### REQUIREMENTS
Repeat everything from the first line of the listing below through the line that contains "ax = fig.add_axes([208", exactly. Leave out pictures.
BEGIN DATASET CONTENT
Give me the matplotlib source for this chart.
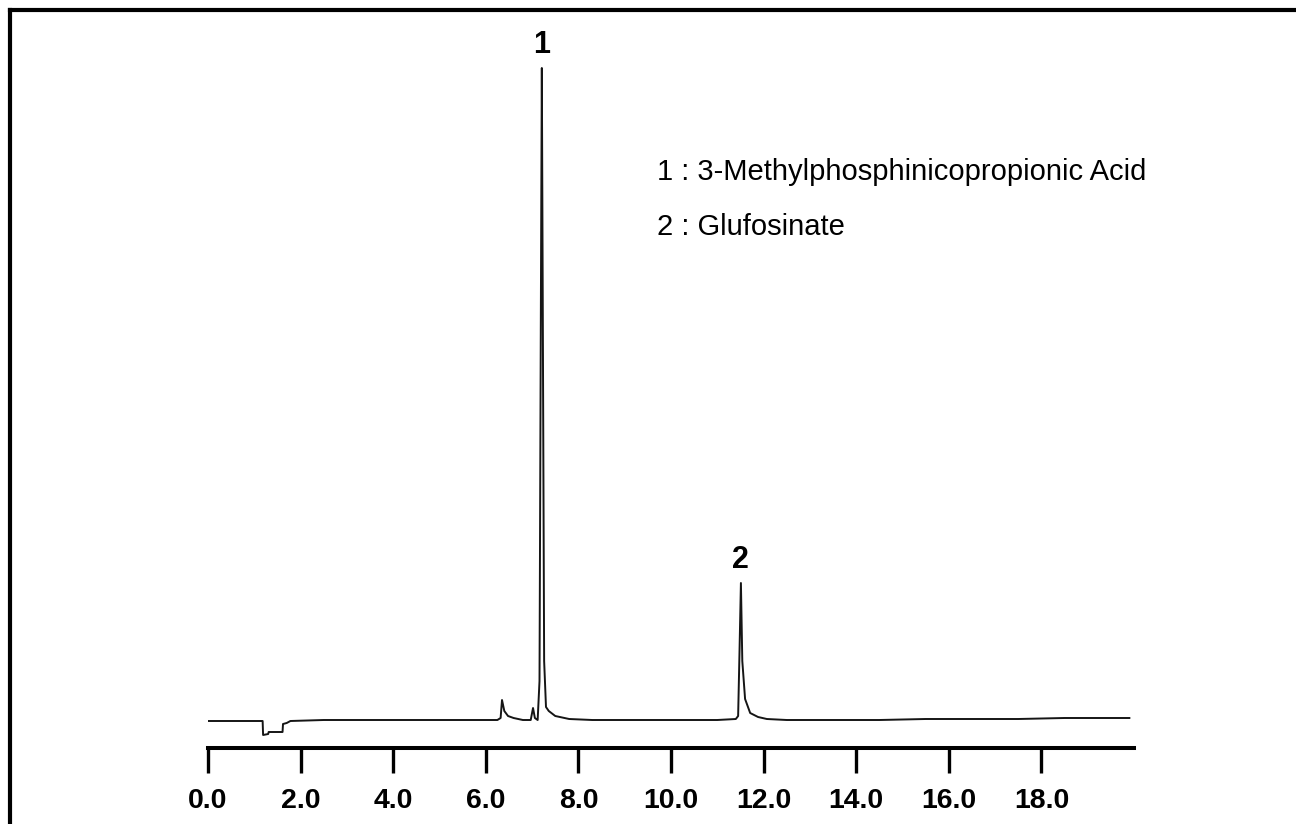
import numpy as np
import matplotlib
matplotlib.use("Agg")
import matplotlib.pyplot as plt
from matplotlib.lines import Line2D

plt.rcParams["font.family"] = ["Liberation Sans", "DejaVu Sans"]

# Chromatogram trace (time in min, signal above baseline)
time = [0.00, 0.60, 1.18, 1.19, 1.30, 1.31, 1.55, 1.61, 1.62, 1.70, 1.78, 2.50,
        3.50, 4.50, 5.50, 6.25, 6.32, 6.35, 6.40, 6.48, 6.60, 6.80, 6.97, 7.02,
        7.06, 7.12, 7.16, 7.19, 7.21, 7.23, 7.26, 7.30, 7.36, 7.50, 7.80, 8.30,
        9.00, 10.00, 11.00, 11.40, 11.45, 11.48, 11.51, 11.54, 11.60, 11.71,
        11.88, 12.07, 12.50, 13.50, 14.50, 15.50, 16.50, 17.50, 18.50, 19.90]
signal = [0, 0, 0, -14, -13, -11, -11, -11, -3, -2, 0, 1,
          1, 1, 1, 1, 3, 21, 10, 5, 3, 1, 1, 13,
          3, 1, 40, 420, 653, 420, 60, 14, 10, 5, 2, 1,
          1, 1, 1, 2, 5, 70, 138, 60, 22, 8,
          4, 2, 1, 1, 1, 2, 2, 2, 3, 3]

peak_times = [7.21, 11.51]
peak_heights = [653, 138]
peak_names = ["1", "2"]

compounds = ["1 : 3-Methylphosphinicopropionic Acid", "2 : Glufosinate"]

ticks = np.arange(0, 19, 2)

fig = plt.figure(figsize=(12.96, 8.24), dpi=100)
ax = fig.add_axes([208 / 1296, (824 - 748) / 824, 926 / 1296, 727 / 824])

ax.plot(time, signal, color="#151515", lw=1.4)

for t, h, name in zip(peak_times, peak_heights, peak_names):
    ax.text(t, h + 23, name, ha="center", va="center", fontsize=22,
            fontweight="bold")

ax.set_xlim(0, 20)
ax.set_ylim(-27, 700)
ax.set_xticks(ticks)
ax.set_xticklabels(["%.1f" % v for v in ticks], fontsize=20.5, fontweight="bold")
ax.tick_params(axis="x", direction="out", length=18, width=2.4, pad=11)
ax.yaxis.set_visible(False)
for s in ["left", "right", "top"]:
    ax.spines[s].set_visible(False)
ax.spines["bottom"].set_linewidth(2.9)

for i, c in enumerate(compounds):
    fig.text(657 / 1296, 1 - (172 + 55 * i) / 824, c, fontsize=21,
             ha="left", va="center")

# frame round the figure
fig.add_artist(Line2D([10 / 1296, 10 / 1296], [0, 1 - 10 / 824], color="black",
                      lw=3, transform=fig.transFigure))
fig.add_artist(Line2D([10 / 1296, 1], [1 - 10 / 824, 1 - 10 / 824], color="black",
                      lw=3, transform=fig.transFigure))

fig.savefig("out.png", dpi=100)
END DATASET CONTENT
### RESULT OF THIS EXERCISE
Give me the matplotlib source for this chart.
import numpy as np
import matplotlib
matplotlib.use("Agg")
import matplotlib.pyplot as plt
from matplotlib.lines import Line2D

plt.rcParams["font.family"] = ["Liberation Sans", "DejaVu Sans"]

# Chromatogram trace (time in min, signal above baseline)
time = [0.00, 0.60, 1.18, 1.19, 1.30, 1.31, 1.55, 1.61, 1.62, 1.70, 1.78, 2.50,
        3.50, 4.50, 5.50, 6.25, 6.32, 6.35, 6.40, 6.48, 6.60, 6.80, 6.97, 7.02,
        7.06, 7.12, 7.16, 7.19, 7.21, 7.23, 7.26, 7.30, 7.36, 7.50, 7.80, 8.30,
        9.00, 10.00, 11.00, 11.40, 11.45, 11.48, 11.51, 11.54, 11.60, 11.71,
        11.88, 12.07, 12.50, 13.50, 14.50, 15.50, 16.50, 17.50, 18.50, 19.90]
signal = [0, 0, 0, -14, -13, -11, -11, -11, -3, -2, 0, 1,
          1, 1, 1, 1, 3, 21, 10, 5, 3, 1, 1, 13,
          3, 1, 40, 420, 653, 420, 60, 14, 10, 5, 2, 1,
          1, 1, 1, 2, 5, 70, 138, 60, 22, 8,
          4, 2, 1, 1, 1, 2, 2, 2, 3, 3]

peak_times = [7.21, 11.51]
peak_heights = [653, 138]
peak_names = ["1", "2"]

compounds = ["1 : 3-Methylphosphinicopropionic Acid", "2 : Glufosinate"]

ticks = np.arange(0, 19, 2)

fig = plt.figure(figsize=(12.96, 8.24), dpi=100)
ax = fig.add_axes([208 / 1296, (824 - 748) / 824, 926 / 1296, 727 / 824])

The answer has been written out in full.